Dass sie nun diesen ungewöhnlichen Job annimmt, die Wohnungen von einsam verstorbenen Menschen zu reinigen, ist fast schon die berühmte „Faust aufs Auge“. Dass sie dann bei ihren Kollegen aber genau das findet, das sie bisher gesucht hat, konnte sie sicher nicht erahnen. 

Die Autorin hat das Thema Einsamkeit und Vereinsamung auf eine unterhaltsame Weise behandelt. Ganz behutsam und voller Respekt wird diese Geschichte erzählt – Respekt vor den Verstorbenen, aber auch Respekt vor den Gefühlen anderer. Für mich hat in diesem Zusammenhang der Chef Herr Sakai eine wichtige Rolle gespielt – er ist derjenige, der seinen Mitarbeitern genau das beibringt – trotz der widrigen Umstände, unter denen sie arbeiten (man mag sich gar nicht vorstellen, wie eine Wohnung aussieht und riecht, wenn dort ein vor Wochen Verstorbener gelegen hat…), den Menschen zu ehren und ihm Respekt zu zollen. Angefangen damit, dass sie mit ihm reden, wenn sie die Wohnung betreten. Herr Sakai beweist hier viel Fingerspitzengefühl und findet immer die richtigen Worte – und macht so aus dem „Reinigungstrupp“ eine verschworene und respektvolle Gruppe ganz unterschiedlicher Personen. 

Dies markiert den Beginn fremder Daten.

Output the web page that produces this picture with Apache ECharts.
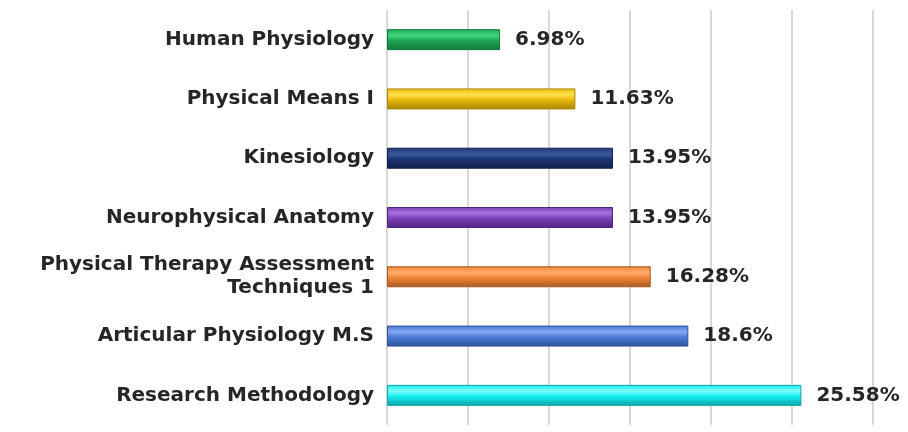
<!DOCTYPE html>
<html>
<head>
<meta charset="utf-8">
<script src="https://cdn.jsdelivr.net/npm/echarts@6/dist/echarts.min.js"></script>
<style>
  html, body { margin: 0; padding: 0; background: #fff; }
  #main { width: 908px; height: 432px; }
</style>
</head>
<body>
<div id="main"></div>
<script>
// top to bottom, as shown
const courses = [
  'Human Physiology',
  'Physical Means I',
  'Kinesiology',
  'Neurophysical Anatomy',
  'Physical Therapy Assessment\nTechniques 1',
  'Articular Physiology M.S',
  'Research Methodology'
];
const percents = [6.98, 11.63, 13.95, 13.95, 16.28, 18.6, 25.58];
const barColors = [
  ['#3fd97e', '#1fa552', '#137a3a'],
  ['#ffe14a', '#e8b80c', '#a98608'],
  ['#3b5a9e', '#1c3572', '#0f1f48'],
  ['#a672e0', '#7a3fb8', '#4f2580'],
  ['#ffac6a', '#ef8436', '#a85a22'],
  ['#82a8f0', '#4b7bd6', '#2d5099'],
  ['#7ffcff', '#13ecef', '#0fa5a8']
];

const chart = echarts.init(document.getElementById('main'));

const barData = percents.map((v, i) => ({
  value: v,
  itemStyle: {
    color: new echarts.graphic.LinearGradient(0, 0, 0, 1, [
      { offset: 0, color: barColors[i][1] },
      { offset: 0.3, color: barColors[i][0] },
      { offset: 0.55, color: barColors[i][1] },
      { offset: 1, color: barColors[i][2] }
    ]),
    borderColor: barColors[i][2],
    borderWidth: 1
  }
}));

chart.setOption({
  animation: false,
  grid: { left: 387, right: 35, top: 10, bottom: 7, containLabel: false },
  xAxis: {
    type: 'value',
    min: 0,
    max: 30,
    interval: 5,
    axisLabel: { show: false },
    axisLine: { show: false },
    axisTick: { show: false },
    splitLine: { show: true, lineStyle: { color: '#d9d9d9', width: 2 } }
  },
  yAxis: {
    type: 'category',
    inverse: true,
    data: courses,
    axisLine: { show: false },
    axisTick: { show: false },
    axisLabel: {
      color: '#262626',
      fontFamily: 'DejaVu Sans',
      fontWeight: 'bold',
      fontSize: 20,
      lineHeight: 23,
      margin: 13,
      align: 'right'
    }
  },
  series: [{
    type: 'bar',
    data: barData,
    barWidth: 21,
    label: {
      show: true,
      position: 'right',
      distance: 15,
      formatter: p => p.value + '%',
      color: '#262626',
      fontFamily: 'DejaVu Sans',
      fontWeight: 'bold',
      fontSize: 20
    }
  }]
});
</script>
</body>
</html>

Schön ist die Entwicklung Suzus mitzuerleben – denn durch ihre Arbeit findet sie Menschen, denen sie sich verbunden fühlt und wird so zu einem sozialen Wesen. 

Der Schreibstil ist leicht, einfach zu lesen und dadurch, dass Suzu erzählt, sehr nahbar. Manchmal ist er auch ein wenig komisch oder ironisch, fällt dabei aber nie ins respektlose oder klamaukige ab. Suzu verwendet manchmal Bilder, die zum Schmunzeln sind, die aber genau das ausdrücken, was sie sagen will. Und so wird der Stil sehr besonders und auch herzerwärmend. 

Die Sprecherin Eva Meckbach hat all diese Gefühle wunderbar transportiert und so Suzu nicht nur eine Stimme, sondern auch ein Gesicht gegeben. Sie ist eine sehr passende Wahl und hat das Hörbuch zu etwas besonderem gemacht. 

Insgesamt also eine Empfehlung – und ich schaue nun, was die japanisch-österreichische Autorin noch für weitere Bücher geschrieben hat. 

Mein Fazit
Ein ungewöhnlicher Plot, bei dem Vereinsamung und Sterben in Einsamkeit im Mittelpunkt stehen – das Ganze aber leicht und unterhaltsam umgesetzt. Von mir eine große Empfehlung.